We just released 2.6.0. The MR has been rebased. Could you please try with the new version?
Hey @paheath , did you get a chance to try with 2.6.0? If it's not working can you please open a Splunk support case with these details?
Closing the issue for now. Please re-open a Splunk support ticket if the issue persists.
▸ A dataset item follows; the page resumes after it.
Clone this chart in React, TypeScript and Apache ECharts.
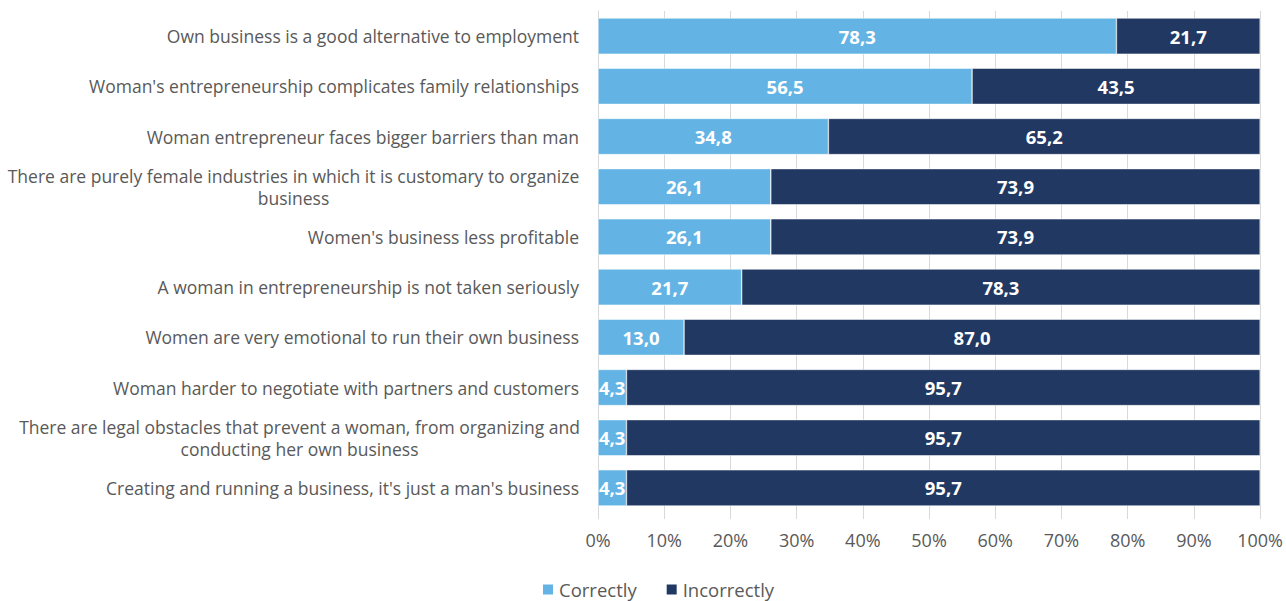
import React, { useEffect, useRef } from "react";
import * as echarts from "echarts";

const categories = [
  "Own business is a good alternative to employment",
  "Woman's entrepreneurship complicates family relationships",
  "Woman entrepreneur faces bigger barriers than man",
  "There are purely female industries in which it is customary to organize\nbusiness",
  "Women's business less profitable",
  "A woman in entrepreneurship is not taken seriously",
  "Women are very emotional to run their own business",
  "Woman harder to negotiate with partners and customers",
  "There are legal obstacles that prevent a woman, from organizing and\nconducting her own business",
  "Creating and running a business, it's just a man's business",
];
const correctly = [78.3, 56.5, 34.8, 26.1, 26.1, 21.7, 13.0, 4.3, 4.3, 4.3];
const incorrectly = [21.7, 43.5, 65.2, 73.9, 73.9, 78.3, 87.0, 95.7, 95.7, 95.7];
const xTicks = [0, 10, 20, 30, 40, 50, 60, 70, 80, 90, 100];

const FONT = "'Open Sans', sans-serif";
const fmt = (v: number) => v.toFixed(1).replace(".", ",");

export default function App() {
  const ref = useRef<HTMLDivElement>(null);
  useEffect(() => {
    if (!ref.current) return;
    const chart = echarts.init(ref.current, null, { renderer: "svg" });
    const labelStyle = {
      show: true,
      position: "inside" as const,
      color: "#ffffff",
      fontWeight: "bold" as const,
      fontSize: 18.5,
      fontFamily: FONT,
      formatter: (p: any) => fmt(p.value),
    };
    const richBase = { align: "center", color: "#595959", fontSize: 17.5, fontFamily: FONT, lineHeight: 22 };
    chart.setOption({
      animation: false,
      textStyle: { fontFamily: FONT },
      grid: { left: 598, right: 24, top: 11, bottom: 88, containLabel: false },
      legend: {
        top: 580,
        left: 541,
        padding: 0,
        itemWidth: 12,
        itemHeight: 12,
        itemGap: 28,
        icon: "rect",
        textStyle: { color: "#595959", fontSize: 18.5, fontFamily: FONT },
        data: ["Correctly", "Incorrectly"],
      },
      xAxis: {
        type: "value",
        min: 0,
        max: 100,
        interval: 10,
        axisLabel: {
          formatter: (v: number) => (xTicks.includes(v) ? v + "%" : ""),
          color: "#595959",
          fontSize: 18,
          fontFamily: FONT,
          margin: 18,
        },
        axisLine: { show: false },
        axisTick: { show: true, length: 6, lineStyle: { color: "#d9d9d9" } },
        splitLine: { show: true, lineStyle: { color: "#d9d9d9", width: 1 } },
      },
      yAxis: {
        type: "category",
        inverse: true,
        data: categories,
        axisLine: { show: true, lineStyle: { color: "#d9d9d9" } },
        axisTick: { show: false },
        axisLabel: {
          color: "#595959",
          fontSize: 17.5,
          fontFamily: FONT,
          margin: 19,
          lineHeight: 22,
          formatter: (v: string) => {
            if (v.includes("\n")) {
              const key = v.startsWith("There are purely") ? "a" : "b";
              return v
                .split("\n")
                .map((l) => "{" + key + "|" + l + "}")
                .join("\n");
            }
            return v;
          },
          rich: {
            a: { ...richBase, width: 571 },
            b: { ...richBase, width: 559 },
          },
        },
      },
      series: [
        {
          name: "Correctly",
          type: "bar",
          stack: "total",
          barWidth: "72%",
          data: correctly,
          itemStyle: { color: "#63b4e4", borderColor: "#ffffff", borderWidth: 0.5 },
          label: labelStyle,
        },
        {
          name: "Incorrectly",
          type: "bar",
          stack: "total",
          barWidth: "72%",
          data: incorrectly,
          itemStyle: { color: "#213862", borderColor: "#ffffff", borderWidth: 0.5 },
          label: labelStyle,
        },
      ],
    });
    return () => chart.dispose();
  }, []);
  return <div ref={ref} style={{ width: 1286, height: 601, position: "absolute", left: 0, top: 0 }} />;
}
Please select the type of request
Enhancement
Tell us more
Describe the request I am deploying the operator in an on-prem environment with a storage solution that only supports path style s3 URLs. As far as I can tell, the operator defaults to using virtual host style s3 URLs to download apps. I propose making the current behavior remain the default, and provide an option in the AppFramework spec to explicitly set the s3 URLs to path style. I rebuilt the operator with
S3ForcePathStyle: aws.Bool(true)
added here and the app framework worked as expected.Smartstore offers a similar option to specify the url version, and defaults to path style. See
remote.s3.url_version
here.Expected behavior Force the s3 client to use path style URLs when downloading apps, when set as such in the AppFramework spec.
Splunk setup on K8S SearchHeadCluster, IndexerCluster, ClusterManager, LicenseManager, MonitoringConsole, and Standalone heavy forwarder.
Reproduction/Testing steps Enable path style s3 URLs via the AppFramework spec. Verify that apps are correctly downloaded and installed.
K8s environment On-prem k8s cluster with on-prem s3-compatible NAS.